The chief bone of contention in the debate -- Hahn made sure of that -- was the case for gang injunctions. He argued for a range of preventive strategies (after-school programs, job training and such), but insisted that injunctions were nonetheless necessary -- that they “give communities an opportunity to breathe,” he said to a burst of applause. For his part, Villaraigosa actually favors the same two-legged approach, but his emphasis is often reversed. “It’s not just about gang injunctions; it‘s about investing in our children,” he told a pre-debate rally at his Crenshaw campaign office. “I want to live in a city where we look at young people not as ’the other,‘ but as people we value and invest in.”

These differences in approach are reflected in the candidates’ supporters -- a rift that‘s easy to ascertain, what with the two campaigns’ South-Central headquarters occupying opposite corners of the intersection of Crenshaw and Coliseum. Inside the Hahn headquarters, an hour or so after the debate had ended, Dr. Perry Crouch, who works with at-risk youth in Watts, was fairly blazing at Villaraigosa. Prefacing his comments by noting that eight members of his family had been killed by drugs, he argued that “Gang injunctions are so we can go to the store, so we can cut down on the negative activity, if our youth are out there terrorizing and raping and carjacking and killing.” But across the intersection in the Villaraigosa headquarters, Najee Ali of Project Islamic Hope -- who himself has worked on gang truces and helping former gang members (of which he‘s one) go straight -- disagreed. “The O.G.s [the original gangsters, the older members] just recruit younger kids to get around them [the injunctions]. What I love about Antonio is, he knows it’s not just injunctions; it‘s prevention.”

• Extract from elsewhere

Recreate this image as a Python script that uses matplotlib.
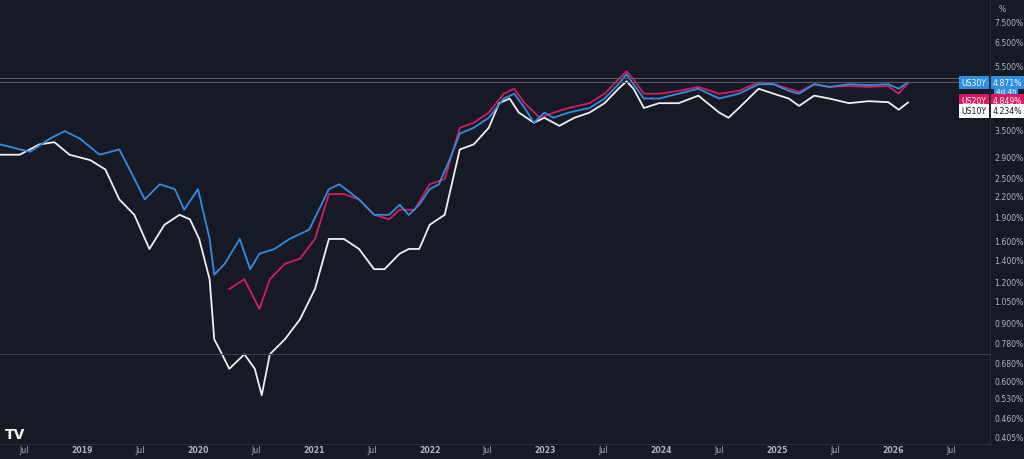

Ali is 35 -- a generation younger than Crouch -- and he positions himself smack in the middle of a generational divide. “Every Hahn supporter I talk to under 35, I’ve managed to swing their vote,” he said. “Over 35 . . .” His voice trails off. Hahn‘s leading African-American endorsers, as I noted two weeks ago, are a generation older than Villaraigosa’s big-name backers, and this generation gap is also apparent in a tour of the two headquarters. Both candidates have older volunteers, but the lion‘s share of the younger ones are on Villaraigosa’s side of the street. Much of Villaraigosa‘s South-Central canvass, for that matter, is specifically directed at voters under 40.

III. Sunday in Loveland with Antonio

Ali was hardly the only Villaraigosa backer using the “L-word” last weekend. “I love this man,” state Senator Sheila Kuehl told a crowd of 250 similarly inclined Antonio-istas at a fund-raiser Sunday in Brentwood. “This is the only straight guy in the gay parade.”

For the various distinct but sometimes overlapping progressive communities of Los Angeles -- Brentwood civil libertarians, Echo Park enviros, the janitors of Sylmar and Boyle Heights -- the Villaraigosa campaign is culminating in a paroxysm of activity, anticipation and affection. On Sunday, between speeches in churches and a synagogue, Villaraigosa made it to at least six events -- including three fund-raisers -- stretching from Chatsworth to Mount Washington. The venues differed, but at each was a core of activists who’d known him for a decade -- or two, or three -- as someone they‘d worked alongside in the cause of immigrant workers or police accountability or better racial relations. “I met Antonio when he walked into my office one night at 3 a.m.,” Connie Rice, the city’s leading civil rights attorney, told the crowd at the Brentwood gathering. “The next morning, we were scheduled to file a suit on behalf of the Bus Riders Union, but we still needed an intervenor to enable us to file. I said, ‘Who are you?’ He said, ‘I’m Antonio Villaraigosa, Gloria Molina‘s deputy on the MTA board, and I’m here to help you file your suit.‘”

“I don’t endorse politicians; I sue them,” said Rice. Then she endorsed Villaraigosa.